Exercise goal — Produce an exact copy of the lines below that run from the line containing "What TikZ code" to the line containing "(entrance) at (112,380.75)", inclusive; any picture is omitted.

Material for this exercise —
## START

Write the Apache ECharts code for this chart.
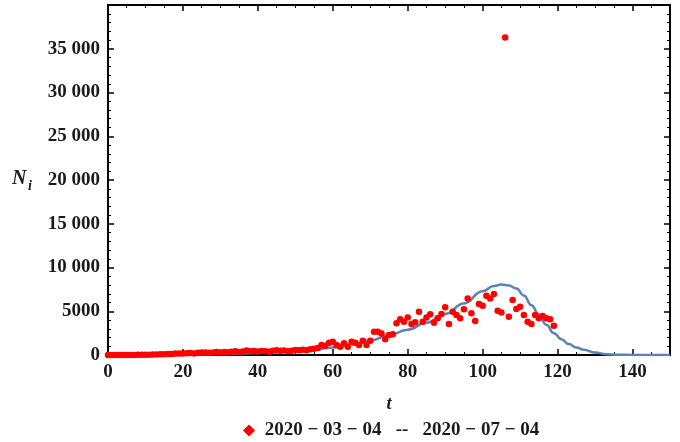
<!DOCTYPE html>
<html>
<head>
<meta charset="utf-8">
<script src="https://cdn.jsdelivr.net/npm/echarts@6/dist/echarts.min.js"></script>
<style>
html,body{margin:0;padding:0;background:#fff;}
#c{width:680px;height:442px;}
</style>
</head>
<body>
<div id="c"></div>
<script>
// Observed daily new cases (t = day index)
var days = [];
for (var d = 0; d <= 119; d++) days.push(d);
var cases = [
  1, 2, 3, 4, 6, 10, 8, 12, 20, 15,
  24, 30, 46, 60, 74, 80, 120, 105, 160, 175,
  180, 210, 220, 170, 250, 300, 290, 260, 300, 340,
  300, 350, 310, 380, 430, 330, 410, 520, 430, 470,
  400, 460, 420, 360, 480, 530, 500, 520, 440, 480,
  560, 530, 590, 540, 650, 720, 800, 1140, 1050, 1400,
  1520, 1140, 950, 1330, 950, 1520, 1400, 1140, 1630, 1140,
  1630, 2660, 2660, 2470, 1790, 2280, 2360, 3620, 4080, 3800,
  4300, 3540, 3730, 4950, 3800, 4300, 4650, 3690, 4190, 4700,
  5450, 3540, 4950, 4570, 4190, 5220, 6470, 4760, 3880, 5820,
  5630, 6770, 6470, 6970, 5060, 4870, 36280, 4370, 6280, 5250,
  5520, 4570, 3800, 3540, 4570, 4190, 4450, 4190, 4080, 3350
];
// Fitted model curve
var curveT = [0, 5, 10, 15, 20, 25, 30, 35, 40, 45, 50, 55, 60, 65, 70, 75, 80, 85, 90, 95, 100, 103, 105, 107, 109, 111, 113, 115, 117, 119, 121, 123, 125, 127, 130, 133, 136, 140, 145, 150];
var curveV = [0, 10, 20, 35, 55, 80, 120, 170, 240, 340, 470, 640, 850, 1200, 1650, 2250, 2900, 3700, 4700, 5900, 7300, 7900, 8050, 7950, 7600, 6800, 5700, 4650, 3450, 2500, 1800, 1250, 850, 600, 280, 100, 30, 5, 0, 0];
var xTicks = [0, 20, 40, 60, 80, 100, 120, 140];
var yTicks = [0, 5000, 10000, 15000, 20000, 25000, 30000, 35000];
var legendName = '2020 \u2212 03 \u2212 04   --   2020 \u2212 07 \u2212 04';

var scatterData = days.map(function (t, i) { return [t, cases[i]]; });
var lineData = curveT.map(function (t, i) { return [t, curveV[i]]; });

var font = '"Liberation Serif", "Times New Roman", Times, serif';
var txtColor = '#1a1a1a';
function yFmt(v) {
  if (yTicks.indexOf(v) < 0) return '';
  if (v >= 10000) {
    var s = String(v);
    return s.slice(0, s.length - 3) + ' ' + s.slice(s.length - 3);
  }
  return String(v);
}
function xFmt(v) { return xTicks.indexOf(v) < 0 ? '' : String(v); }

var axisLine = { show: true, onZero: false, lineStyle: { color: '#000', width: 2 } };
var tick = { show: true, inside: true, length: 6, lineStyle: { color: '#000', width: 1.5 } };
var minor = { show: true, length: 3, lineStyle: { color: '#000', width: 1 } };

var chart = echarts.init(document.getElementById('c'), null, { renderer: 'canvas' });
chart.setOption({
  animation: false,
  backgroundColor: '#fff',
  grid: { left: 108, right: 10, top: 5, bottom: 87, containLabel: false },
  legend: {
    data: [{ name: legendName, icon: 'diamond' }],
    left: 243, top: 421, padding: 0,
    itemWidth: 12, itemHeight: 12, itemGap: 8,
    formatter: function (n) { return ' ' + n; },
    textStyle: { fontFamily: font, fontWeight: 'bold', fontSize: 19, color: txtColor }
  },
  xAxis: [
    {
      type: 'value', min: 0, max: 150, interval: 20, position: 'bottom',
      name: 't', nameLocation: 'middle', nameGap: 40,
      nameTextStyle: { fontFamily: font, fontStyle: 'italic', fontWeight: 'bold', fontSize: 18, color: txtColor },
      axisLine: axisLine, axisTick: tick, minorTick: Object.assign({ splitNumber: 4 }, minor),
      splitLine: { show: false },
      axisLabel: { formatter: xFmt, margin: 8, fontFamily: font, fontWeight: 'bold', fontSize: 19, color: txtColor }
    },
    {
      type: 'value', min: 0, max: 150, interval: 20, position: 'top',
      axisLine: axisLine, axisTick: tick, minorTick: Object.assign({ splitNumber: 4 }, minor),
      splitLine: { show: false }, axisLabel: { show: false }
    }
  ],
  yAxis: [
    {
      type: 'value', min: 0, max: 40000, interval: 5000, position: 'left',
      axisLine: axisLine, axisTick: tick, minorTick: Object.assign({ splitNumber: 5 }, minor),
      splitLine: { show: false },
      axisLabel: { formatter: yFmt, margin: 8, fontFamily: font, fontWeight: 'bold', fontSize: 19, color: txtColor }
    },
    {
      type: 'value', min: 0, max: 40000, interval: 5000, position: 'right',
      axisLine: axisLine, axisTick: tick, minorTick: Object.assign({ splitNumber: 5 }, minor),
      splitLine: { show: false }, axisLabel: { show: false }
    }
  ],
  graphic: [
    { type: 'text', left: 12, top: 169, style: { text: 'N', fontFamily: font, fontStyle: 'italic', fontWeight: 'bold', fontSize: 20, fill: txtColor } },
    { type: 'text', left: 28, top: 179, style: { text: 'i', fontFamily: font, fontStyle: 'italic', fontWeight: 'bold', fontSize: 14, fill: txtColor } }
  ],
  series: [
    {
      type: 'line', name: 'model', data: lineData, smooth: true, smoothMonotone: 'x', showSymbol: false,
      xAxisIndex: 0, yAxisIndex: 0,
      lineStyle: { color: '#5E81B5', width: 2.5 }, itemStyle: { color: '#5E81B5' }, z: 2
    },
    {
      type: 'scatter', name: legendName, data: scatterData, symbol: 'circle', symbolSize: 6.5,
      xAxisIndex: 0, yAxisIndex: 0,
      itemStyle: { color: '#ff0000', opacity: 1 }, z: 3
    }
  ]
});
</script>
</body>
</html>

## END
## START

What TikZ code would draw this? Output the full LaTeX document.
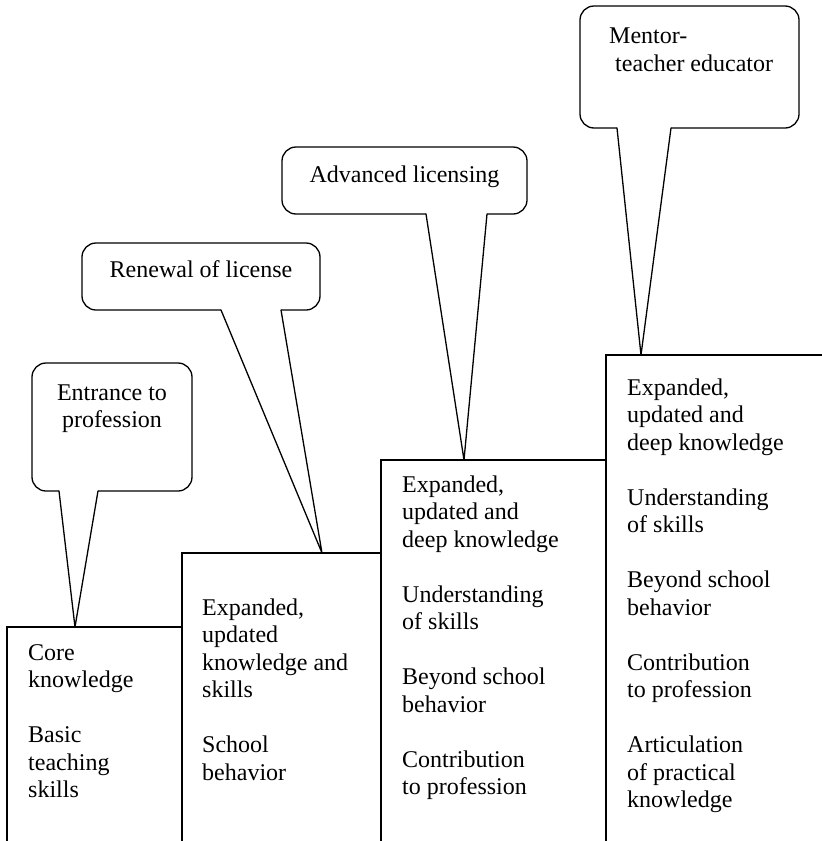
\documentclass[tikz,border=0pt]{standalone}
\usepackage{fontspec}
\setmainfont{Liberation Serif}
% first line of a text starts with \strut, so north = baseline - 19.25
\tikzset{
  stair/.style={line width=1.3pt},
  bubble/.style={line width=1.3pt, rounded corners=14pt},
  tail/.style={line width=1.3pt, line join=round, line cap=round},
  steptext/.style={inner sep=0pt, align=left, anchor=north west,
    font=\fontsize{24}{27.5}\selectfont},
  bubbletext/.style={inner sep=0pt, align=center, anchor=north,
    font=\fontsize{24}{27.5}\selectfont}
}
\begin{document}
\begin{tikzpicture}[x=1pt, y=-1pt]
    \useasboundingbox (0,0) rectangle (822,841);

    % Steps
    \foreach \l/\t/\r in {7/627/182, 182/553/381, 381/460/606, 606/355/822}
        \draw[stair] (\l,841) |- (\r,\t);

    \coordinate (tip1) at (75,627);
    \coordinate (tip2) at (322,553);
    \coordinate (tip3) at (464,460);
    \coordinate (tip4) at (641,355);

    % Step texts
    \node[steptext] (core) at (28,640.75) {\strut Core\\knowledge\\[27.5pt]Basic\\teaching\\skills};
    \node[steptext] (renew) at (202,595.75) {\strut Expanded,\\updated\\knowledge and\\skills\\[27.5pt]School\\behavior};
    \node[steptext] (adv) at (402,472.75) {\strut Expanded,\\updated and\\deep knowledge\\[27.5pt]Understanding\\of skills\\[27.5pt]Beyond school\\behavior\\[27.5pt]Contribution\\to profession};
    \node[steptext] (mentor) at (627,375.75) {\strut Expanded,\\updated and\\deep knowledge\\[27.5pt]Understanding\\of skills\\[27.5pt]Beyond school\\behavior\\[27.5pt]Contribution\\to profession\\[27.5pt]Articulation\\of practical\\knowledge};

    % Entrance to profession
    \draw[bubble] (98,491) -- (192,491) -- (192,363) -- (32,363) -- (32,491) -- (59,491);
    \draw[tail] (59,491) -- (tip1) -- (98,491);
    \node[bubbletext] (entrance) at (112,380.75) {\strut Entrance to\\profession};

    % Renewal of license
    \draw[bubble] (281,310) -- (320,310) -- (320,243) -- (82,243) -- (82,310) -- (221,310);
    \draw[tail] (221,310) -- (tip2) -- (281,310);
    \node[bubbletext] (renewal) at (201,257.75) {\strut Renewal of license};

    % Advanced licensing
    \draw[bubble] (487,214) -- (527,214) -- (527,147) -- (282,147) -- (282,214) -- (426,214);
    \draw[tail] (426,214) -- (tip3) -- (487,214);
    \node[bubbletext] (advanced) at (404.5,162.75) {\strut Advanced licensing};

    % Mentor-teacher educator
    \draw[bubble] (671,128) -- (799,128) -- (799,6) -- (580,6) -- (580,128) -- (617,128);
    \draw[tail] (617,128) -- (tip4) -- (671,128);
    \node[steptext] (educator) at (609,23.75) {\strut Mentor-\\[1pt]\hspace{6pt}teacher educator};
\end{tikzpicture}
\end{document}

## END
## START

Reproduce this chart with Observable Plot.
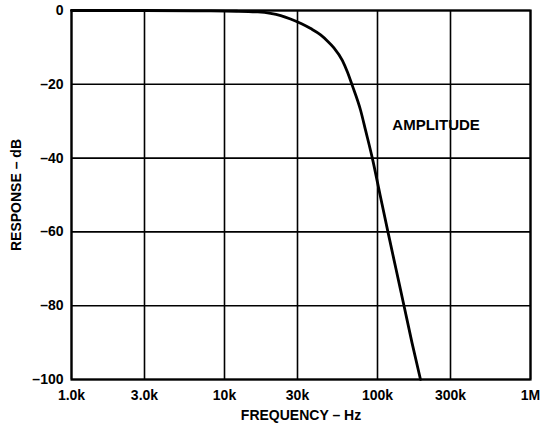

## END

Complete answer —
What TikZ code would draw this? Output the full LaTeX document.
\documentclass[tikz,border=0pt]{standalone}
\usepackage{fontspec}
\setmainfont{Liberation Serif}
% first line of a text starts with \strut, so north = baseline - 19.25
\tikzset{
  stair/.style={line width=1.3pt},
  bubble/.style={line width=1.3pt, rounded corners=14pt},
  tail/.style={line width=1.3pt, line join=round, line cap=round},
  steptext/.style={inner sep=0pt, align=left, anchor=north west,
    font=\fontsize{24}{27.5}\selectfont},
  bubbletext/.style={inner sep=0pt, align=center, anchor=north,
    font=\fontsize{24}{27.5}\selectfont}
}
\begin{document}
\begin{tikzpicture}[x=1pt, y=-1pt]
    \useasboundingbox (0,0) rectangle (822,841);

    % Steps
    \foreach \l/\t/\r in {7/627/182, 182/553/381, 381/460/606, 606/355/822}
        \draw[stair] (\l,841) |- (\r,\t);

    \coordinate (tip1) at (75,627);
    \coordinate (tip2) at (322,553);
    \coordinate (tip3) at (464,460);
    \coordinate (tip4) at (641,355);

    % Step texts
    \node[steptext] (core) at (28,640.75) {\strut Core\\knowledge\\[27.5pt]Basic\\teaching\\skills};
    \node[steptext] (renew) at (202,595.75) {\strut Expanded,\\updated\\knowledge and\\skills\\[27.5pt]School\\behavior};
    \node[steptext] (adv) at (402,472.75) {\strut Expanded,\\updated and\\deep knowledge\\[27.5pt]Understanding\\of skills\\[27.5pt]Beyond school\\behavior\\[27.5pt]Contribution\\to profession};
    \node[steptext] (mentor) at (627,375.75) {\strut Expanded,\\updated and\\deep knowledge\\[27.5pt]Understanding\\of skills\\[27.5pt]Beyond school\\behavior\\[27.5pt]Contribution\\to profession\\[27.5pt]Articulation\\of practical\\knowledge};

    % Entrance to profession
    \draw[bubble] (98,491) -- (192,491) -- (192,363) -- (32,363) -- (32,491) -- (59,491);
    \draw[tail] (59,491) -- (tip1) -- (98,491);
    \node[bubbletext] (entrance) at (112,380.75) {\strut Entrance to\\profession};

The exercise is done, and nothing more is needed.